Friday night, as the New York Mets returned to the field for the first home baseball game in New York since terrorist acts took down the World Trade Center, a police pipe and drum band led an emotional tribute to the city's fallen heroes, followed by Diana Ross singing "God Bless America." Things turned somewhat more jubilant during the traditional seventh-inning stretch, when Liza Minnelli belted out "New York, New York" for the hometown crowd.
Shortly after the start of the game, the unprecedented cooperative, commercial-free telethon "America: A Tribute to Heroes" went live. Produced by the four largest broadcast networks -- ABC, CBS, Fox, and NBC -- the two-hour-plus show featured 21 musical performances from somber sound stages in New York, Los Angeles, and London.
More than 200 networks worldwide and radio stations in more than 150 countries relayed emotional performances by the likes of Neil Young, who covered John Lennon's "Imagine," and on organ accompanied Pearl Jam's Eddie Vedder and Mike McCready on that band's "Long Road." A host of others performed, including Alicia Keys, Sting, Paul Simon, Faith Hill, and Limp Bizkit's Fred Durst and Wes Borland, who were joined by the Goo Goo Dolls' Johnny Rzeznik for an acoustic rendition of Pink Floyd's "Wish You Were Here."
Through its toll-free phone number -- answered for a time by celebrities such as Jack Nicholson, Andy Garcia, Whoopi Goldberg, Al Pacino, Meg Ryan, Sylvester Stallone, Sally Field, and Brad Pitt -- and its still-operating official Web site, the tribute raised more than $110 million before the West Coast rebroadcast, according to reports. Organizers are expected to announce totals sometime today.

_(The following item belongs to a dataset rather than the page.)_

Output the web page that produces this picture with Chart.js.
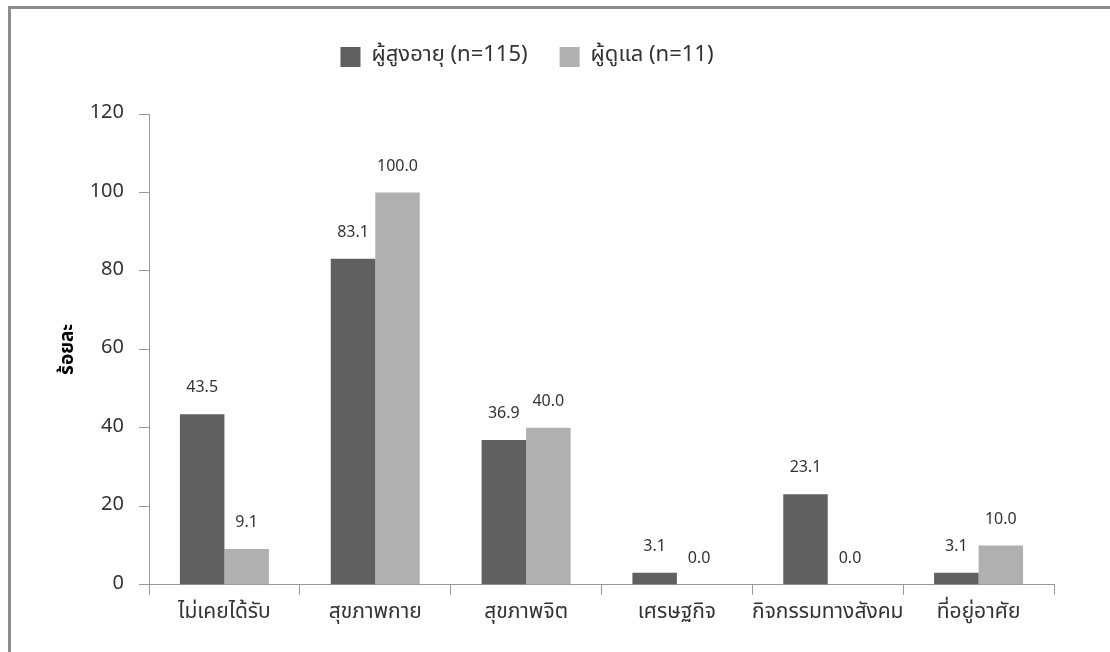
<!DOCTYPE html>
<html>
<head>
<meta charset="utf-8">
<script src="https://cdn.jsdelivr.net/npm/chart.js@4"></script>
<style>
  html, body { margin: 0; padding: 0; background: #fff; }
  .wrap { position: relative; width: 1110px; height: 652px; overflow: hidden; }
  .frame { position: absolute; left: 8px; top: 6px; width: 1200px; height: 700px;
           border-left: 3px solid #8c8c8c; border-top: 3px solid #8c8c8c; }
  canvas { position: absolute; left: 0; top: 0; }
</style>
</head>
<body>
<div class="wrap">
  <div class="frame"></div>
  <canvas id="chart" width="1110" height="652"></canvas>
</div>
<script>
var categories = ['ไม่เคยได้รับ', 'สุขภาพกาย', 'สุขภาพจิต', 'เศรษฐกิจ', 'กิจกรรมทางสังคม', 'ที่อยู่อาศัย'];
var elderly = [43.5, 83.1, 36.9, 3.1, 23.1, 3.1];
var caregivers = [9.1, 100.0, 40.0, 0.0, 0.0, 10.0];
var seriesNames = ['ผู้สูงอายุ (n=115)', 'ผู้ดูแล (n=11)'];
var yTitle = 'ร้อยละ';

var FONT = "'Noto Sans Thai', Tahoma, 'Noto Sans', 'DejaVu Sans', sans-serif";

// ตัวเลขเหนือแท่ง
var valueLabels = {
    id: 'valueLabels',
    afterDatasetsDraw: function (chart) {
        var ctx = chart.ctx;
        ctx.save();
        ctx.font = '16px ' + FONT;
        ctx.fillStyle = '#333';
        ctx.textAlign = 'center';
        ctx.textBaseline = 'middle';
        chart.data.datasets.forEach(function (ds, i) {
            chart.getDatasetMeta(i).data.forEach(function (bar, k) {
                ctx.fillText(ds.data[k].toFixed(1), bar.x, bar.y - 25);
            });
        });
        ctx.restore();
    }
};

// เว้นที่ใต้ legend
var legendSpace = {
    id: 'legendSpace',
    beforeInit: function (chart) {
        var fit = chart.legend.fit;
        chart.legend.fit = function () {
            fit.call(this);
            this.height += 36;
        };
    }
};

var ctx = document.getElementById('chart').getContext('2d');
var chart = new Chart(ctx, {
    type: 'bar',
    data: {
        labels: categories,
        datasets: [{
            label: seriesNames[0],
            data: elderly,
            backgroundColor: '#606060'
        }, {
            label: seriesNames[1],
            data: caregivers,
            backgroundColor: '#b0b0b0'
        }]
    },
    options: {
        responsive: false,
        animation: false,
        layout: { padding: { top: 14, right: 56, bottom: 20, left: 0 } },
        datasets: { bar: { categoryPercentage: 0.59, barPercentage: 1.0 } },
        plugins: {
            legend: {
                position: 'top',
                labels: {
                    font: { size: 22, family: FONT },
                    color: '#333',
                    boxWidth: 20,
                    boxHeight: 20,
                    padding: 32
                }
            },
            tooltip: { enabled: false }
        },
        scales: {
            x: {
                grid: { offset: true, drawOnChartArea: false, tickLength: 10, color: '#999' },
                border: { color: '#999' },
                ticks: { font: { size: 21, family: FONT }, color: '#333', padding: 6,
                         maxRotation: 0, minRotation: 0, autoSkip: false }
            },
            y: {
                min: 0,
                max: 120,
                afterFit: function (scale) { scale.width = 149; },
                grid: { drawOnChartArea: false, tickLength: 10, color: '#999' },
                border: { color: '#999' },
                ticks: { stepSize: 20, font: { size: 20, family: FONT }, color: '#333', padding: 15 },
                title: {
                    display: true,
                    text: yTitle,
                    font: { size: 19, weight: 'bold', family: FONT },
                    color: '#000',
                    padding: { top: 58, bottom: 0 }
                }
            }
        }
    },
    plugins: [valueLabels, legendSpace]
});
</script>
</body>
</html>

As National Football League play resumed in stadiums around the country yesterday (Sept. 23), stirring renditions of the National Anthem were preceded by separate taped messages from New York governor George Pataki and mayor Rudolph Giuliani, as well as taped musical performances. "America the Beautiful" was performed by Jon Bon Jovi and Richie Sambora (who also participated in the "Tribute to Heroes" broadcast), joined by members of the New York fire and police departments. Mary J. Blige and Lionel Richie performed the song at a New York waterfront location backed by the Boys Choir of Harlem. Similar festivities are expected prior to tonight's "Monday Night Football" broadcast on ABC featuring the Green Bay Packers and Washington Redskins.

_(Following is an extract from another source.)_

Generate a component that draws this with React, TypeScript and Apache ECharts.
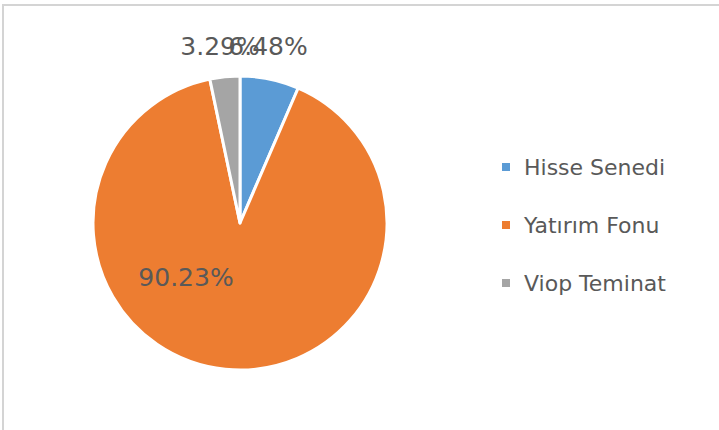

Sunday afternoon also saw James Earl Jones and Oprah Winfrey host "A Prayer For America," a memorial service at Yankee Stadium in New York. The event, open mostly to families of the victims, featured performances by Bette Midler and country singer Lee Greenwood, who sung "Wind Beneath My Wings" and "God Bless the U.S.A.," respectively.
Also Sunday, Liberty State Park in Jersey City, N.J., which once offered spectacular views of the World Trade Center from across New York Harbor, hosted a memorial. Thousands gathered to hear Ray Charles play his rendition of "America the Beautiful," as well as performances by the New Jersey Symphony Orchestra and the American Boys Choir of Princeton (N.J.).